Es significativo que la Delegación del Gobierno en la Comunidad de Madrid necesite rebajar torpemente la cifra de asistentes a la manifestación de ayer en Madrid amparándose en que el cálculo lo ha hecho la Policía Nacional, el mismo cuerpo que zurró de lo lindo a los votantes del 1 de Octubre. Más insólito aún es que en su comunicado oficial la Delegación del Gobierno afirme que se trata de una "manifestación secesionista". Es de suponer que en adelante la Delegación calificará las manifestaciones. Fascista si la convoca Vox, neofalangista si la convoca Ciudadanos, neofranquista si es del PP o socialista de boquilla si es del PSOE...

La Delegación del Gobierno se delata a sí misma manipulando y mostrando su animadversión, tergiversando la convocatoria, que era de protesta por el juicio al procés, por los derechos civiles y la autodeterminación y que en ella participaban también varios colectivos españoles que no tenían nada de secesionistas pero, eso sí, mucho de republicanos. Eso es lo que preocupa. Todo el mundo recuerda que las repúblicas en España siempre empiezan por Catalunya.

La cuestión de fondo es que fueron miles de catalanes los que consideraron que había que llevar la reivindicación a la capital del Estado. Y lo hicieron respondiendo a la convocatoria de entidades soberanistas como Òmnium Cultural y la Assemblea Nacional Catalana. Lo que pone de manifiesto, una vez más, que para los catalanes, también para los que quieren la independencia de Catalunya, España es un interlocutor principal. Si algo quedó claro en la tarde de ayer fue que el soberanismo catalán no es en absoluto antiespañol ni tampoco indiferente a España y que las reivindicaciones catalanas forman parte inseparable de la lucha por los derechos civiles en el conjunto español. Los momentos más emotivos fueron los que evocaban la solidaridad entre los pueblos de España. Una pancarta muy celebrada decía: "Hemos venido a despedirnos". Fue brillante, pero solo como chiste.

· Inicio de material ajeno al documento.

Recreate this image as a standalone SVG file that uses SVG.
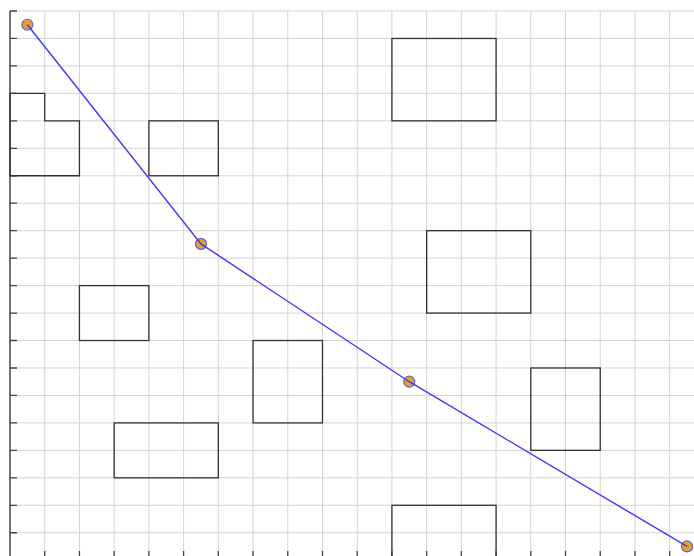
<svg xmlns="http://www.w3.org/2000/svg" width="694" height="556" viewBox="0 0 694 556">
<defs>
<style>
.grid line{stroke:#d4d4d4;stroke-width:1}
.axis{stroke:#444;stroke-width:1.5;fill:none}
.tick{stroke:#444;stroke-width:1.3}
.obs{fill:none;stroke:#333;stroke-width:1.3}
.route{fill:none;stroke:#3a3aff;stroke-width:1.4}
.pt{fill:#e8a21c;stroke:#5a5aff;stroke-width:1.2}
</style>
</defs>
<rect width="694" height="556" fill="#fff"/>
<g class="grid" id="grid">
<line x1="10" y1="11" x2="694" y2="11"/>
<line x1="10" y1="38.46" x2="694" y2="38.46"/>
<line x1="10" y1="65.92" x2="694" y2="65.92"/>
<line x1="10" y1="93.38" x2="694" y2="93.38"/>
<line x1="10" y1="120.84" x2="694" y2="120.84"/>
<line x1="10" y1="148.3" x2="694" y2="148.3"/>
<line x1="10" y1="175.76" x2="694" y2="175.76"/>
<line x1="10" y1="203.22" x2="694" y2="203.22"/>
<line x1="10" y1="230.68" x2="694" y2="230.68"/>
<line x1="10" y1="258.14" x2="694" y2="258.14"/>
<line x1="10" y1="285.6" x2="694" y2="285.6"/>
<line x1="10" y1="313.06" x2="694" y2="313.06"/>
<line x1="10" y1="340.52" x2="694" y2="340.52"/>
<line x1="10" y1="367.98" x2="694" y2="367.98"/>
<line x1="10" y1="395.44" x2="694" y2="395.44"/>
<line x1="10" y1="422.9" x2="694" y2="422.9"/>
<line x1="10" y1="450.36" x2="694" y2="450.36"/>
<line x1="10" y1="477.82" x2="694" y2="477.82"/>
<line x1="10" y1="505.28" x2="694" y2="505.28"/>
<line x1="10" y1="532.74" x2="694" y2="532.74"/>
<line x1="44.72" y1="11" x2="44.72" y2="556"/>
<line x1="79.44" y1="11" x2="79.44" y2="556"/>
<line x1="114.16" y1="11" x2="114.16" y2="556"/>
<line x1="148.88" y1="11" x2="148.88" y2="556"/>
<line x1="183.6" y1="11" x2="183.6" y2="556"/>
<line x1="218.32" y1="11" x2="218.32" y2="556"/>
<line x1="253.04" y1="11" x2="253.04" y2="556"/>
<line x1="287.76" y1="11" x2="287.76" y2="556"/>
<line x1="322.48" y1="11" x2="322.48" y2="556"/>
<line x1="357.2" y1="11" x2="357.2" y2="556"/>
<line x1="391.92" y1="11" x2="391.92" y2="556"/>
<line x1="426.64" y1="11" x2="426.64" y2="556"/>
<line x1="461.36" y1="11" x2="461.36" y2="556"/>
<line x1="496.08" y1="11" x2="496.08" y2="556"/>
<line x1="530.8" y1="11" x2="530.8" y2="556"/>
<line x1="565.52" y1="11" x2="565.52" y2="556"/>
<line x1="600.24" y1="11" x2="600.24" y2="556"/>
<line x1="634.96" y1="11" x2="634.96" y2="556"/>
<line x1="669.68" y1="11" x2="669.68" y2="556"/>
</g>
<g id="axes">
<line class="axis" x1="10" y1="11" x2="10" y2="556"/>
<path class="tick" d="M10 11h7M10 38.46h7M10 65.92h7M10 93.38h7M10 120.84h7M10 148.3h7M10 175.76h7M10 203.22h7M10 230.68h7M10 258.14h7M10 285.6h7M10 313.06h7M10 340.52h7M10 367.98h7M10 395.44h7M10 422.9h7M10 450.36h7M10 477.82h7M10 505.28h7M10 532.74h7"/>
<path class="tick" d="M44.72 551v5M79.44 551v5M114.16 551v5M148.88 551v5M183.6 551v5M218.32 551v5M253.04 551v5M287.76 551v5M322.48 551v5M357.2 551v5M391.92 551v5M426.64 551v5M461.36 551v5M496.08 551v5M530.8 551v5M565.52 551v5M600.24 551v5M634.96 551v5M669.68 551v5"/>
</g>
<g id="obstacles">
<path id="obs-l" class="obs" d="M10 93.38H44.72V120.84H79.44V175.76H10Z"/>
<rect id="obs-1" class="obs" x="148.88" y="120.84" width="69.44" height="54.92"/>
<rect id="obs-2" class="obs" x="391.92" y="38.46" width="104.16" height="82.38"/>
<rect id="obs-3" class="obs" x="426.64" y="230.68" width="104.16" height="82.38"/>
<rect id="obs-4" class="obs" x="79.44" y="285.6" width="69.44" height="54.92"/>
<rect id="obs-5" class="obs" x="253.04" y="340.52" width="69.44" height="82.38"/>
<rect id="obs-6" class="obs" x="530.8" y="367.98" width="69.44" height="82.38"/>
<rect id="obs-7" class="obs" x="114.16" y="422.9" width="104.16" height="54.92"/>
<rect id="obs-8" class="obs" x="391.92" y="505.28" width="104.16" height="60"/>
</g>
<g id="waypoints">
<circle id="wp1" class="pt" cx="27.36" cy="24.73" r="5.5"/>
<circle id="wp2" class="pt" cx="200.96" cy="243.9" r="5.5"/>
<circle id="wp3" class="pt" cx="409.28" cy="381.71" r="5.5"/>
<circle id="wp4" class="pt" cx="687.04" cy="546.47" r="5.5"/>
</g>
<g id="connectors">
<polyline class="route" points="27.36,24.73 200.96,243.9 409.28,381.71 687.04,546.47"/>
</g>
</svg>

De hecho, esta manía de implicarse en los asuntos españoles fue muy despreciada por Sabino Arana, padre fundador del nacionalismo vasco, que lo consideraba un signo de decadencia. Xosé Manuel Beiras, histórico del nacionalismo gallego, siempre decía que los catalanes eran muy diferentes a los nacionalistas vascos y gallegos, porque "han interiorizado la política española como un asunto doméstico, mientras que nosotros y los vascos concebimos la política española con criterios de política exterior". Y Jordi Solé-Tura escribió que el catalanismo era un movimiento regeneracionista que emergía en los momentos de decadencia española.

No es subjetivo observar que España atraviesa un momento de decadencia. Las instituciones han perdido credibilidad, la corrupción se ha convertido en un elemento del paisaje, la Constitución se ha tergiversado para restringir derechos y reprimir libertades y la economía no funciona. Y como suele ocurrir en estas circunstancias buena parte de los catalanes no se resignan, pero los fascistas pasan a la ofensiva. Cierto es que en otros momentos de la historia el catalanismo tenía homólogos en el resto de España, generalmente la izquierda y los republicanos. Ahora, en cambio, todo parece más complicado. La izquierda oficial y los sindicatos mayoritarios parecen tan comprometidos con el régimen como los partidos conservadores. Ayer, ni siquiera Podemos se atrevió a secundar la convocatoria. Sin embargo una cosa es la política oficial y otra muy distinta la gente. Ahora vivimos tiempos difíciles. En todas partes están ganando los malos de la historia, apadrinados por Donald Trump, pero no hay que ser pesimista. Cualquier tormenta cambiará el escenario. Con altibajos, la historia siempre va adelante, el progreso de la humanidad no se detiene. La lucha por las libertades y los derechos civiles no se acaba nunca y, para bien o para mal, a Catalunya siempre le ha tocado arremangarse y ejercer el papel de vanguardia... española.